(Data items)
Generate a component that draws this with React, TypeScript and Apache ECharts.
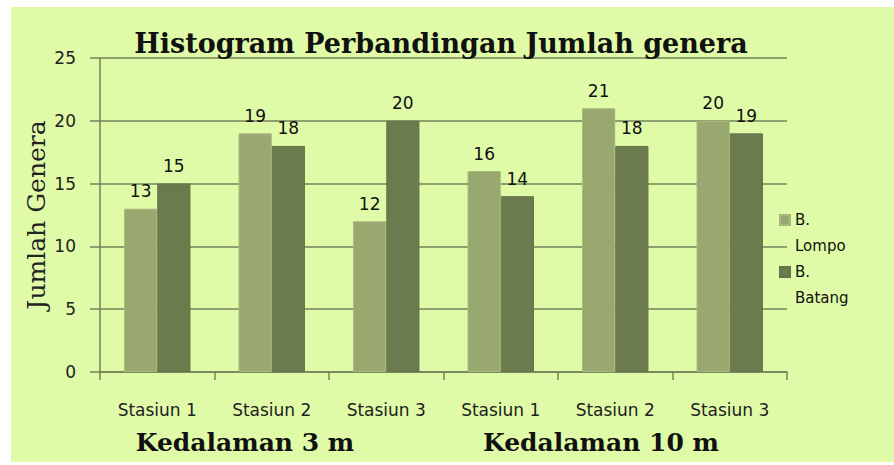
import React, { useEffect, useRef } from "react";
import * as echarts from "echarts";

const categories = ["Stasiun 1", "Stasiun 2", "Stasiun 3", "Stasiun 1", "Stasiun 2", "Stasiun 3"];
const lompo = [13, 19, 12, 16, 21, 20];
const batang = [15, 18, 20, 14, 18, 19];
const seriesNames = ["B. Lompo", "B. Batang"];
const groupLabels = ["Kedalaman 3 m", "Kedalaman 10 m"];
const titleText = "Histogram Perbandingan Jumlah genera";
const yName = "Jumlah Genera";

const BG = "#E0FBA7";
const LIGHT = "#98A86E";
const DARK = "#6C7B4E";
const LINE = "#74825A";

export default function App() {
  const ref = useRef<HTMLDivElement>(null);
  useEffect(() => {
    if (!ref.current) return;
    const chart = echarts.init(ref.current, undefined, { renderer: "svg" });
    const label = {
      show: true,
      position: "top",
      distance: 9,
      fontFamily: "DejaVu Sans",
      fontSize: 17,
      color: "#111",
    };
    chart.setOption({
      animation: false,
      backgroundColor: "transparent",
      title: {
        text: titleText,
        left: 436,
        textAlign: "center",
        top: 25,
        textStyle: { fontFamily: "DejaVu Serif", fontWeight: "bold", fontSize: 27, color: "#111" },
      },
      graphic: [
        { type: "rect", z: -10, shape: { x: 11, y: 7, width: 883, height: 455 }, style: { fill: BG } },
        {
          type: "text", x: 245, y: 442,
          style: { text: groupLabels[0], fontFamily: "DejaVu Serif", fontWeight: "bold", fontSize: 25, fill: "#111", align: "center", verticalAlign: "middle" },
        },
        {
          type: "text", x: 601, y: 442,
          style: { text: groupLabels[1], fontFamily: "DejaVu Serif", fontWeight: "bold", fontSize: 25, fill: "#111", align: "center", verticalAlign: "middle" },
        },
      ],
      legend: {
        orient: "vertical",
        left: 779,
        top: 181,
        padding: 0,
        itemWidth: 10,
        itemHeight: 10,
        itemGap: -26,
        icon: "rect",
        data: seriesNames,
        formatter: (n: string) => " \n" + n.replace(" ", "\n"),
        textStyle: { fontFamily: "DejaVu Sans", fontSize: 15, color: "#111", lineHeight: 26 },
      },
      grid: { left: 100, right: 107, top: 58, bottom: 93 },
      xAxis: {
        type: "category",
        data: categories,
        axisLine: { lineStyle: { color: LINE, width: 1.5 } },
        axisTick: { show: true, length: 8, lineStyle: { color: LINE, width: 1.5 } },
        axisLabel: { fontFamily: "DejaVu Sans", fontSize: 17, color: "#222", margin: 29 },
      },
      yAxis: {
        type: "value",
        min: 0,
        max: 25,
        interval: 5,
        name: yName,
        nameLocation: "middle",
        nameGap: 51,
        nameMoveOverlap: false,
        nameTextStyle: { fontFamily: "DejaVu Serif", fontSize: 25, color: "#222" },
        axisLine: { show: true, lineStyle: { color: LINE, width: 1.5 } },
        axisTick: { show: true, length: 10, lineStyle: { color: LINE, width: 1.5 } },
        axisLabel: { fontFamily: "DejaVu Sans", fontSize: 17, color: "#222", margin: 24 },
        splitLine: { lineStyle: { color: LINE, width: 1.5 } },
      },
      series: [
        {
          name: seriesNames[0], type: "bar", data: lompo, barGap: "0%", barCategoryGap: "42%",
          itemStyle: { color: LIGHT, borderColor: "#A8B87E", borderWidth: 1 }, label,
        },
        {
          name: seriesNames[1], type: "bar", data: batang, barGap: "0%", barCategoryGap: "42%",
          itemStyle: { color: DARK, borderColor: "#65744A", borderWidth: 1 }, label,
        },
      ],
    });
    return () => chart.dispose();
  }, []);
  return (
    <div style={{ position: "fixed", left: 0, top: 0, width: 894, height: 465, background: "#fff" }}>
      <div ref={ref} style={{ width: 894, height: 465 }} />
    </div>
  );
}
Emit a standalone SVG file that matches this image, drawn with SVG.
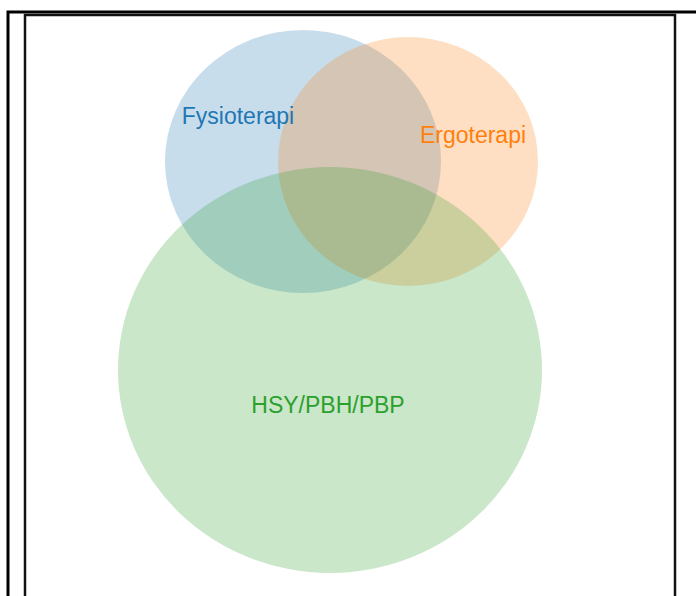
<svg xmlns="http://www.w3.org/2000/svg" width="696" height="596" viewBox="0 0 696 596">
<style>
.lbl{font-family:"Liberation Sans",Arial,sans-serif;font-size:23px;text-anchor:middle}
.set{fill-opacity:0.25;stroke:none}
</style>
<rect width="696" height="596" fill="#fff"/>
<rect x="8" y="12" width="700" height="600" fill="none" stroke="#000" stroke-width="3"/>
<rect x="25" y="15" width="650" height="600" fill="none" stroke="#111" stroke-width="2.5"/>
<g id="fysioterapi">
<ellipse class="set" cx="303" cy="161.5" rx="138" ry="131.5" fill="#1f77b4"/>
</g>
<g id="ergoterapi">
<ellipse class="set" cx="408" cy="161.5" rx="130" ry="124.5" fill="#ff7f0e"/>
</g>
<g id="hsy">
<ellipse class="set" cx="330" cy="370" rx="212" ry="203" fill="#2ca02c"/>
</g>
<g id="labels">
<text class="lbl" x="238" y="124" fill="#1f77b4">Fysioterapi</text>
<text class="lbl" x="473" y="143" fill="#ff7f0e">Ergoterapi</text>
<text class="lbl" x="328" y="413" fill="#2ca02c">HSY/PBH/PBP</text>
</g>
<g id="connectors"></g>
</svg>
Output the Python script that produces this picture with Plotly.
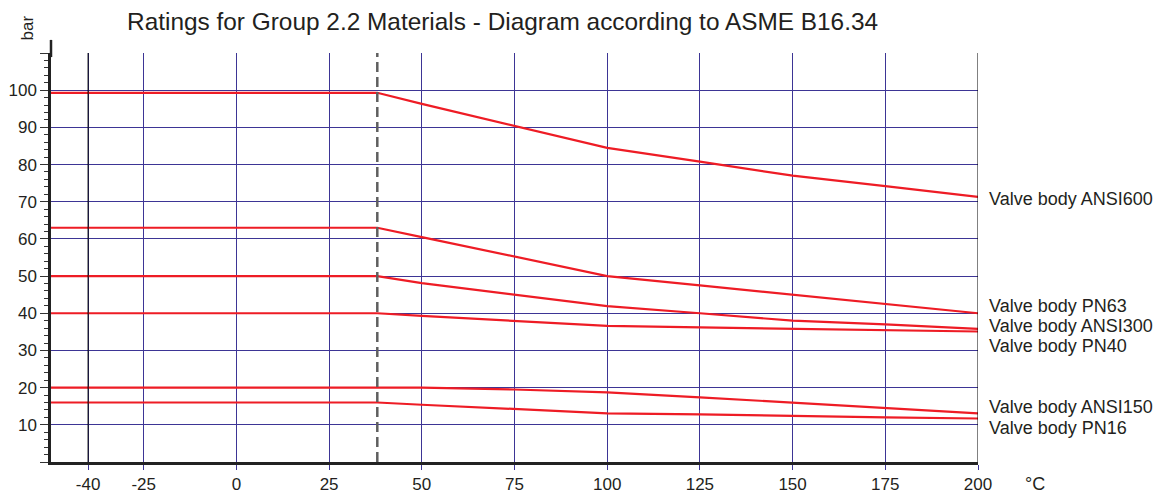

Instructions for the task - Set down the records in full and exactly. Do not carry over any image.

Task output -
Generate a component that draws this with React, TypeScript and Apache ECharts.
import React, { useEffect, useRef } from "react";
import * as echarts from "echarts";

const categories = ["Stasiun 1", "Stasiun 2", "Stasiun 3", "Stasiun 1", "Stasiun 2", "Stasiun 3"];
const lompo = [13, 19, 12, 16, 21, 20];
const batang = [15, 18, 20, 14, 18, 19];
const seriesNames = ["B. Lompo", "B. Batang"];
const groupLabels = ["Kedalaman 3 m", "Kedalaman 10 m"];
const titleText = "Histogram Perbandingan Jumlah genera";
const yName = "Jumlah Genera";

const BG = "#E0FBA7";
const LIGHT = "#98A86E";
const DARK = "#6C7B4E";
const LINE = "#74825A";

export default function App() {
  const ref = useRef<HTMLDivElement>(null);
  useEffect(() => {
    if (!ref.current) return;
    const chart = echarts.init(ref.current, undefined, { renderer: "svg" });
    const label = {
      show: true,
      position: "top",
      distance: 9,
      fontFamily: "DejaVu Sans",
      fontSize: 17,
      color: "#111",
    };
    chart.setOption({
      animation: false,
      backgroundColor: "transparent",
      title: {
        text: titleText,
        left: 436,
        textAlign: "center",
        top: 25,
        textStyle: { fontFamily: "DejaVu Serif", fontWeight: "bold", fontSize: 27, color: "#111" },
      },
      graphic: [
        { type: "rect", z: -10, shape: { x: 11, y: 7, width: 883, height: 455 }, style: { fill: BG } },
        {
          type: "text", x: 245, y: 442,
          style: { text: groupLabels[0], fontFamily: "DejaVu Serif", fontWeight: "bold", fontSize: 25, fill: "#111", align: "center", verticalAlign: "middle" },
        },
        {
          type: "text", x: 601, y: 442,
          style: { text: groupLabels[1], fontFamily: "DejaVu Serif", fontWeight: "bold", fontSize: 25, fill: "#111", align: "center", verticalAlign: "middle" },
        },
      ],
      legend: {
        orient: "vertical",
        left: 779,
        top: 181,
        padding: 0,
        itemWidth: 10,
        itemHeight: 10,
        itemGap: -26,
        icon: "rect",
        data: seriesNames,
        formatter: (n: string) => " \n" + n.replace(" ", "\n"),
        textStyle: { fontFamily: "DejaVu Sans", fontSize: 15, color: "#111", lineHeight: 26 },
      },
      grid: { left: 100, right: 107, top: 58, bottom: 93 },
      xAxis: {
        type: "category",
        data: categories,
        axisLine: { lineStyle: { color: LINE, width: 1.5 } },
        axisTick: { show: true, length: 8, lineStyle: { color: LINE, width: 1.5 } },
        axisLabel: { fontFamily: "DejaVu Sans", fontSize: 17, color: "#222", margin: 29 },
      },
      yAxis: {
        type: "value",
        min: 0,
        max: 25,
        interval: 5,
        name: yName,
        nameLocation: "middle",
        nameGap: 51,
        nameMoveOverlap: false,
        nameTextStyle: { fontFamily: "DejaVu Serif", fontSize: 25, color: "#222" },
        axisLine: { show: true, lineStyle: { color: LINE, width: 1.5 } },
        axisTick: { show: true, length: 10, lineStyle: { color: LINE, width: 1.5 } },
        axisLabel: { fontFamily: "DejaVu Sans", fontSize: 17, color: "#222", margin: 24 },
        splitLine: { lineStyle: { color: LINE, width: 1.5 } },
      },
      series: [
        {
          name: seriesNames[0], type: "bar", data: lompo, barGap: "0%", barCategoryGap: "42%",
          itemStyle: { color: LIGHT, borderColor: "#A8B87E", borderWidth: 1 }, label,
        },
        {
          name: seriesNames[1], type: "bar", data: batang, barGap: "0%", barCategoryGap: "42%",
          itemStyle: { color: DARK, borderColor: "#65744A", borderWidth: 1 }, label,
        },
      ],
    });
    return () => chart.dispose();
  }, []);
  return (
    <div style={{ position: "fixed", left: 0, top: 0, width: 894, height: 465, background: "#fff" }}>
      <div ref={ref} style={{ width: 894, height: 465 }} />
    </div>
  );
}
Emit a standalone SVG file that matches this image, drawn with SVG.
<svg xmlns="http://www.w3.org/2000/svg" width="696" height="596" viewBox="0 0 696 596">
<style>
.lbl{font-family:"Liberation Sans",Arial,sans-serif;font-size:23px;text-anchor:middle}
.set{fill-opacity:0.25;stroke:none}
</style>
<rect width="696" height="596" fill="#fff"/>
<rect x="8" y="12" width="700" height="600" fill="none" stroke="#000" stroke-width="3"/>
<rect x="25" y="15" width="650" height="600" fill="none" stroke="#111" stroke-width="2.5"/>
<g id="fysioterapi">
<ellipse class="set" cx="303" cy="161.5" rx="138" ry="131.5" fill="#1f77b4"/>
</g>
<g id="ergoterapi">
<ellipse class="set" cx="408" cy="161.5" rx="130" ry="124.5" fill="#ff7f0e"/>
</g>
<g id="hsy">
<ellipse class="set" cx="330" cy="370" rx="212" ry="203" fill="#2ca02c"/>
</g>
<g id="labels">
<text class="lbl" x="238" y="124" fill="#1f77b4">Fysioterapi</text>
<text class="lbl" x="473" y="143" fill="#ff7f0e">Ergoterapi</text>
<text class="lbl" x="328" y="413" fill="#2ca02c">HSY/PBH/PBP</text>
</g>
<g id="connectors"></g>
</svg>
Output the Python script that produces this picture with Plotly.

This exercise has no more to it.